Чувствуя все это, я не могу не думать, что мистер Р. поступает недобрым
образом, когда он, в то время как я отсутствую и не способен защищать себя,
продолжает слушать то, что эти люди говорят в поношение мое. Я не могу не
думать, кроме того, что это самый необъяснимый пример слабости - тупости, -
в которой когда-либо был повинен, в пределах моего знания, мужчина: женщин
легче заманить в подобное. Во ими Бога, чего иного я мог ожидать в ответ на
оскорбление, которое я нанес сумасшедшему тщеславию и самопочитанию мистрис
- как не тому, что она наполнит остаток дней своих раскапыванием всего мира,
чтобы найти какую-нибудь клевету в ущерб мне (и чем лживее, тем лучше для ее
целей) и в фабриковании обвинений там, где она не сможет найти их готовыми?

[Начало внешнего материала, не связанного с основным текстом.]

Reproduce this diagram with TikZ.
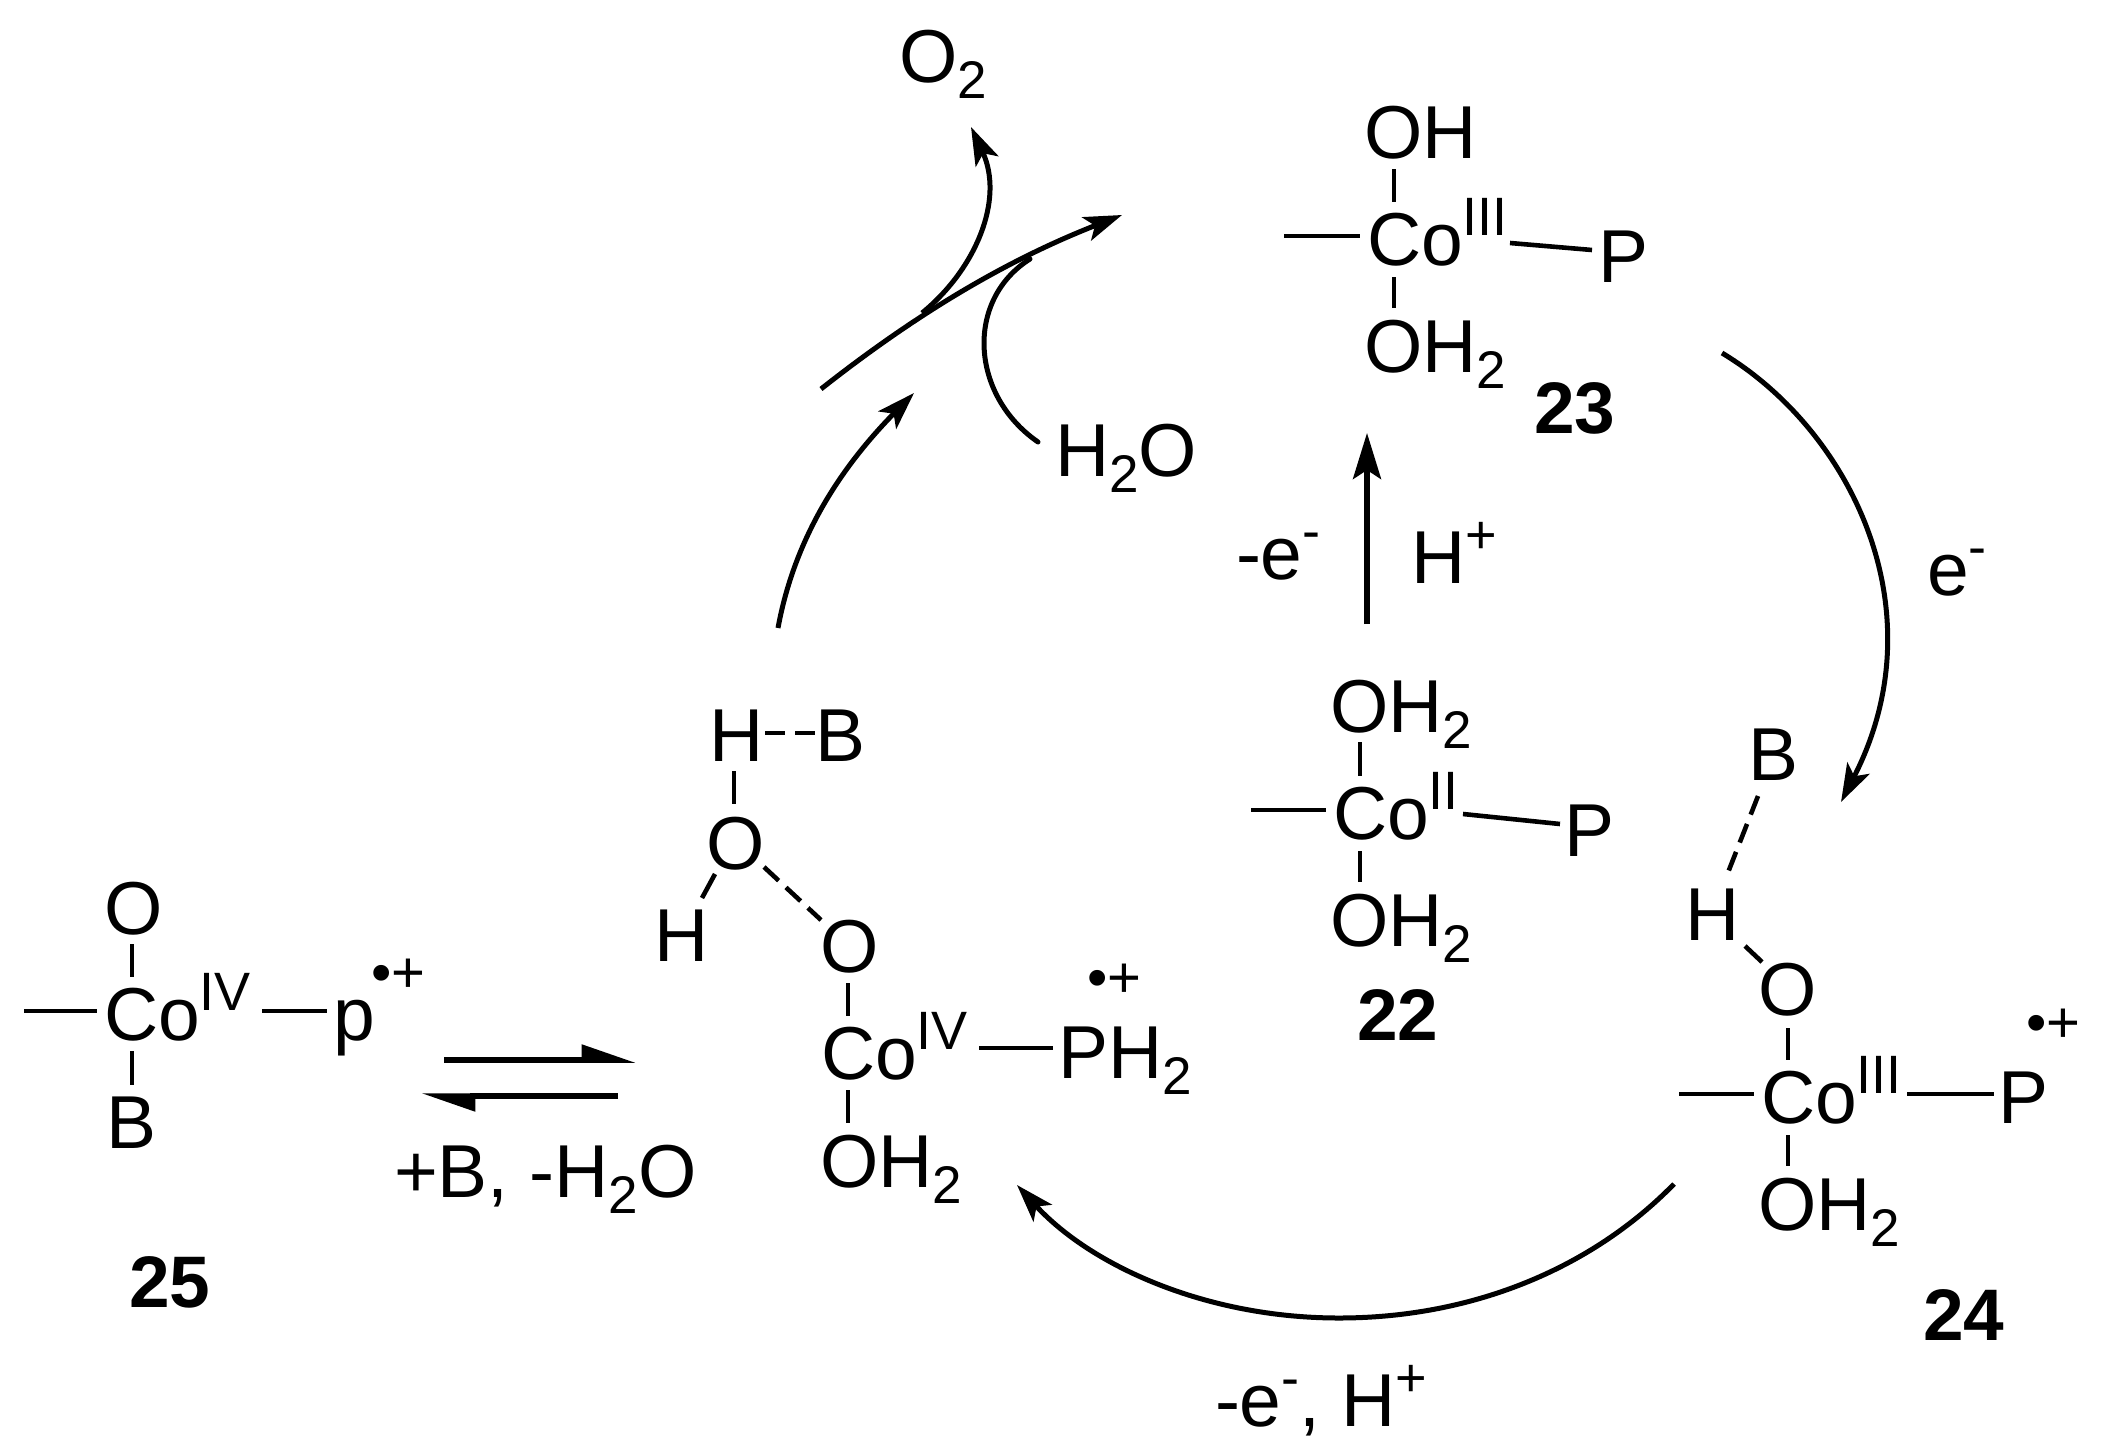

Конечно, я не предполагал с ее стороны иной линии поведения; но, с другой
стороны, я, конечно, не предполагал, что какой-либо человек, владеющий своим
разумом, когда-либо захочет слушать обвинения, проистекающие из такого
подозрительного источника... Не только я не навещу вас в *, но я должен
более не посылать писем вам и вы мне. Я не могу и не хочу иметь это на своей
совести, что я вмешался в семейное счастье единственного существа в целом
мире, которое я любил, в одно и то же время правдиво и чисто - я не только
люблю вас, Анни, я восторгаюсь вами и уважаю вас еще более - и Небу ведомо,
нет ни одной частицы себялюбия в преклонении моем - я не прошу ничего для
самого себя, я хочу только вашего собственного счастья - и благоприятного
истолкования этих клевет, которые, во имя вас, я претерпеваю теперь от этой
подлой женщины - и которые во имя вас, милая, я охотнейшим образом претерпел
бы, если б они были умножены до стократности - клеветы эти, Анни, на самом
деле вовсе не ранят меня и не причиняют мне ущерба, кроме того, что они
лишают меня вашего общества - ибо вашей привязанности и уважения, я
чувствую, они не могут лишить меня никогда. Что касается ущерба, который
могут причинить мне лжи этих людей, не тревожьтесь об этом - это верно, что
"ад не имеет такой фурии, как женщина, которую презрели", но я уже
встречался с таким мщением раньше, на гораздо более высоких основаниях; то
есть из-за чего-то гораздо менее священного, чем то, что я чувствую как
защиту вашего доброго имени. Я презрил мистрис Э. просто потому, что она
возмущала меня, и до сего дня она никогда не прекращала своих анонимных
преследований. Но к чему они свелись? Она не лишала меня ни одного друга из
тех, кто меня знал и однажды доверял мне - ни, с другой стороны, не
принизила меня ни на один дюйм в общественном мнении. Когда она дерзнула
зайти слишком далеко, я тотчас возбудил против нее преследование (через ее
жалких сообщников) и взыскал примерные протори и убытки - как, без сомнения,
я сделаю тотчас, в случае, если мистер - посмеет сказать хоть одно подсудное
слово... Вы видите теперь, милая Анни, как и почему это, что моя мать и я
сам, мы не можем посетить вас, как мы предполагали... Моим намерением было
попросить вас и мистера Р. (или, быть может, ваших родителей) дать
возможность моей матери столоваться у вас, в то время как я буду на Юге, и я
намеревался отправиться туда после того, как пробуду с вами одну неделю, но
все мои планы теперь расстроились - я взял коттедж в Фордгаме еще на год -
время, милая Анни, покажет все. Да будет сердце ваше спокойно, я никогда не
перестану думать о вас и буду хранить в уме два торжественных обещания,
которые я вам сделал - одно я исполняю благоговейно, а другое (в этом да
поможет мне Небо!) рано или поздно будет исполнено.